To help prevent the recurrence of aggressive pituitary tumors,
neurosurgeons at the University of Virginia Health System are
studying a new treatment: chemotherapy wafers that are implanted
in the bony structure that partly surrounds the pituitary gland.
“The wafers are made of a special polymer and contain a
chemotherapeutic drug called bischoloroethyl-nitrosourea, or BCNU,”
said Dr. Edward R. Laws Jr., professor of neurosurgery
at U.Va. and a pioneer in pituitary-surgery techniques. “The
wafers are about half an inch in diameter and are in direct contact
with tumor cells. They slowly release the chemotherapy agent,
but are far enough away from a patient’s brain to alleviate
complications in vital brain cells.”
Laws and his U.Va. colleagues developed a Phase I study of the
wafers involving 10 patients with aggressive pituitary tumors.

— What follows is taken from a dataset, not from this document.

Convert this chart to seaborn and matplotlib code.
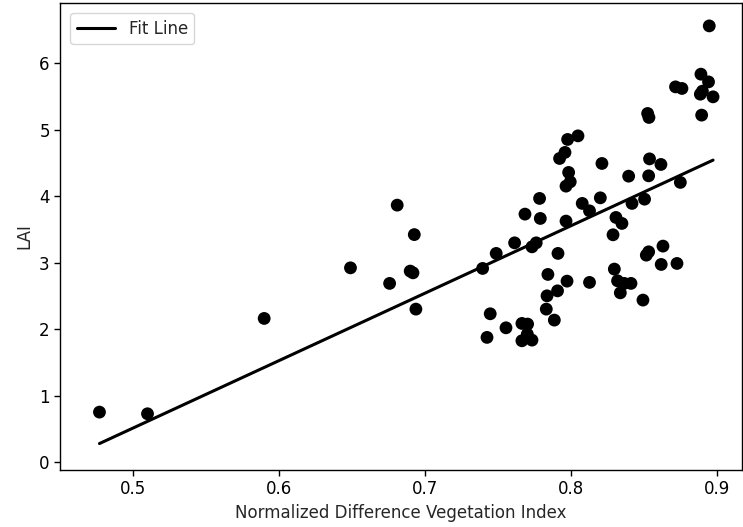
import numpy as np
import pandas as pd
import matplotlib
matplotlib.use("Agg")
import matplotlib.pyplot as plt
import seaborn as sns

# NDVI and LAI observations
ndvi = [0.4771, 0.5100, 0.5899, 0.6490, 0.6758, 0.6810, 0.6899, 0.6918, 0.6927, 0.6938,
        0.7395, 0.7425, 0.7447, 0.7488, 0.7555, 0.7614, 0.7664, 0.7664, 0.7685, 0.7703,
        0.7701, 0.7733, 0.7733, 0.7762, 0.7785, 0.7790, 0.7831, 0.7836, 0.7842, 0.7886,
        0.7908, 0.7911, 0.7922, 0.7959, 0.7977, 0.7973, 0.7966, 0.7966, 0.7984, 0.7995,
        0.8048, 0.8077, 0.8127, 0.8127, 0.8212, 0.8201, 0.8288, 0.8297, 0.8308, 0.8319,
        0.8338, 0.8349, 0.8365, 0.8411, 0.8395, 0.8418, 0.8493, 0.8504, 0.8516, 0.8532,
        0.8525, 0.8534, 0.8532, 0.8538, 0.8616, 0.8618, 0.8630, 0.8716, 0.8726, 0.8760,
        0.8749, 0.8890, 0.8886, 0.8900, 0.8895, 0.8942, 0.8947, 0.8973]
lai = [0.756, 0.731, 2.165, 2.926, 2.692, 3.869, 2.877, 2.851, 3.426, 2.305,
       2.917, 1.880, 2.235, 3.143, 2.024, 3.302, 2.090, 1.829, 3.734, 2.080,
       1.929, 1.839, 3.242, 3.302, 3.970, 3.669, 2.305, 2.505, 2.827, 2.140,
       2.580, 3.143, 4.571, 4.662, 4.857, 2.726, 3.629, 4.155, 4.361, 4.220,
       4.911, 3.895, 3.783, 2.707, 4.496, 3.979, 3.423, 2.907, 3.684, 2.731,
       2.550, 3.594, 2.692, 2.692, 4.305, 3.895, 2.441, 3.959, 3.117, 3.167,
       5.248, 5.188, 4.310, 4.565, 4.481, 2.977, 3.253, 5.648, 2.992, 5.624,
       4.211, 5.839, 5.538, 5.583, 5.223, 5.723, 6.565, 5.498]

df = pd.DataFrame({"NDVI": ndvi, "LAI": lai})

# least-squares linear fit
slope, intercept = np.polyfit(df["NDVI"], df["LAI"], 1)
fit = pd.DataFrame({"NDVI": np.sort(df["NDVI"].values)})
fit["LAI"] = slope * fit["NDVI"] + intercept

sns.set_style("ticks")
plt.rcParams["font.family"] = ["DejaVu Sans"]
plt.rcParams["axes.edgecolor"] = "black"
plt.rcParams["xtick.color"] = "black"
plt.rcParams["ytick.color"] = "black"

fig = plt.figure(figsize=(7.43, 5.27), dpi=100)
ax = fig.add_axes([0.081, 0.109, 0.918, 0.885])

sns.scatterplot(data=df, x="NDVI", y="LAI", color="black", s=85,
                edgecolor="none", ax=ax, zorder=2)
sns.lineplot(data=fit, x="NDVI", y="LAI", color="black", linewidth=2.2,
             label="Fit Line", ax=ax, zorder=3)

ax.set_xlim(0.4502, 0.9173)
ax.set_ylim(-0.108, 6.907)
ax.set_xticks([0.5, 0.6, 0.7, 0.8, 0.9])
ax.set_yticks([0, 1, 2, 3, 4, 5, 6])
ax.tick_params(labelsize=12, length=4, width=1)
ax.set_xlabel("Normalized Difference Vegetation Index", fontsize=12)
ax.set_ylabel("LAI", fontsize=12)
for sp in ax.spines.values():
    sp.set_linewidth(1.0)
    sp.set_visible(True)

leg = ax.legend(loc="upper left", fontsize=12, frameon=True, fancybox=True,
                handlelength=2.3, borderaxespad=0.6)
leg.get_frame().set_edgecolor("#cccccc")

fig.savefig("out.png", dpi=100)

Reporting in the August 2003 edition of Neurosurgery journal,
the research team found that treatment with as many as eight wafers
is safe, has no adverse reactions, and is feasible for patients
with two types of recurring pituitary tumors: adenomas and craniopharyngiomas.
In the U.Va. study, six of the 10 patients who had wafers implanted
experienced good pituitary-tumor control. While the results are
encouraging, “the group of patients studied is too small
and too diverse to lead to definitive recommendations on care
at the present time,” Laws said.
Laws plans to enroll more patients in the wafer study at U.Va.
to order to gather additional, more robust medical data.